Application of diffuse reflectance infrared Fourier transform spectroscopy combined with artificial neural networks in analysing enantiomeric purity of terbutaline sulphate bulk drug

A new, simple and rapid analytical method was developed to analyse enantiomeric purity of terbutaline bulk drug. Diffuse reflectance infrared Fourier transform spectroscopy (DRIFTS) was combined with artificial neural networks (ANNs) for data modelling. Series of 10 binary mixtures were made from the two enantiomers with different mass ratios, dispersed as a 5% (w/w) mixture in KBr and spectra were sampled between 650.16 and 3999.40 wavenumbers (cm-1). Collected spectral intensities from 1720 wavenumbers were reduced into 172 averaged spectral values from 10 consecutive wavenumbers. These 172 values were used as inputs for the initial ANN model. Following a unit penalty the number of inputs was reduced to 23, 6 and 3 spectral inputs with unit penalty factors of 10^-5, 5×10^-4 and 10^-3, respectively. The ANN model was built by comparing the prediction obtained from several high scoring ANN models.

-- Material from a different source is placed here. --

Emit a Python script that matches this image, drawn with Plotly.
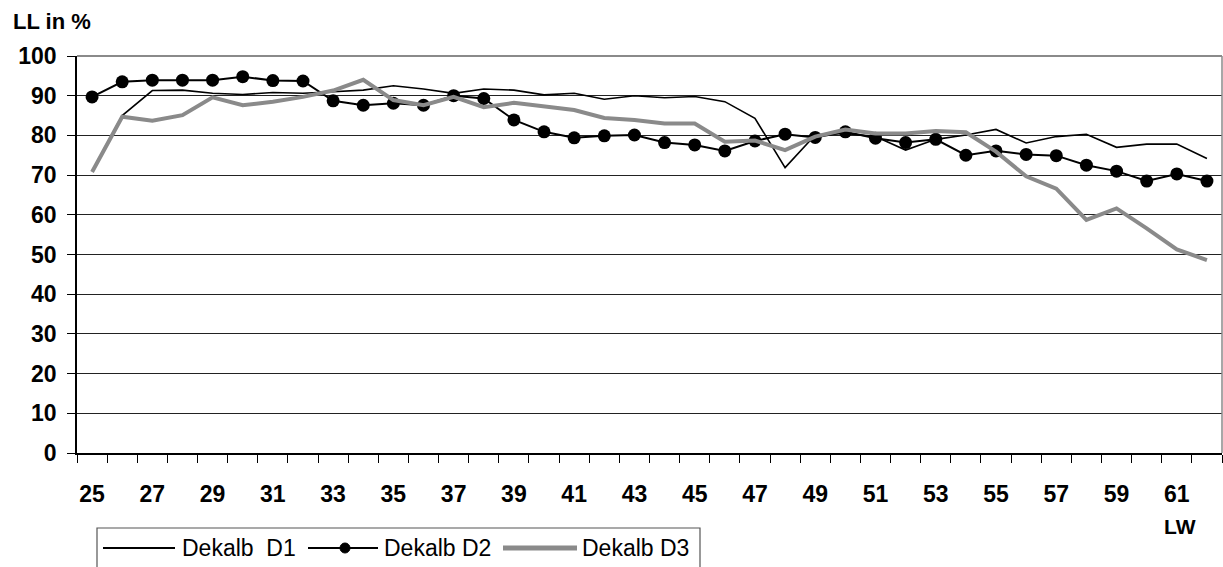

The number of hidden layers and hidden neurons, activation function and postsynaptic potential (PSP) function were optimised. The best model was a radial basis function network (RBF) with 23 selected inputs, one hidden layer with 10 neurons and one output neuron for the percentage of S-terbutaline enantiomer in the mixture. Square root activation function was used to transform the squared distance activation in the second layer of radial units to the actual distance as an output. Sensitivity reports of selected inputs showed that the most important peaks were found to be peaks at 1227 due to C---N stretch of amines and at 2346cm^-1 due to N---H stretch of secondary amino group. The level of R-enantiomer in binary mixtures varied from 5 to 100%. The results were in close agreements with the true values calculated from the masses of the enantiomers in the mixtures. The mean±S.D. recovery values was 99.3±12.74. Linear regression analysis of theoretical composition against predicted values gave slopes of 0.973, intercept value of 0.80 and correlation coefficients of R^2=0.992. Intercept was not significantly different from zero (t= 0.72) and slope was not different from unity (t=-1.23) indicating no method bias and absence of proportional error. The minimum quantifiable level (MQL) of 17.45% and the limit of detection (LD) of 5.23% (w/w) for the R-stereoisomer was calculated. The relatively high MQL and LD offer a quantifiable range of 17.43-100% of R-stereoisomer dispersed as 5% mixture in KBr.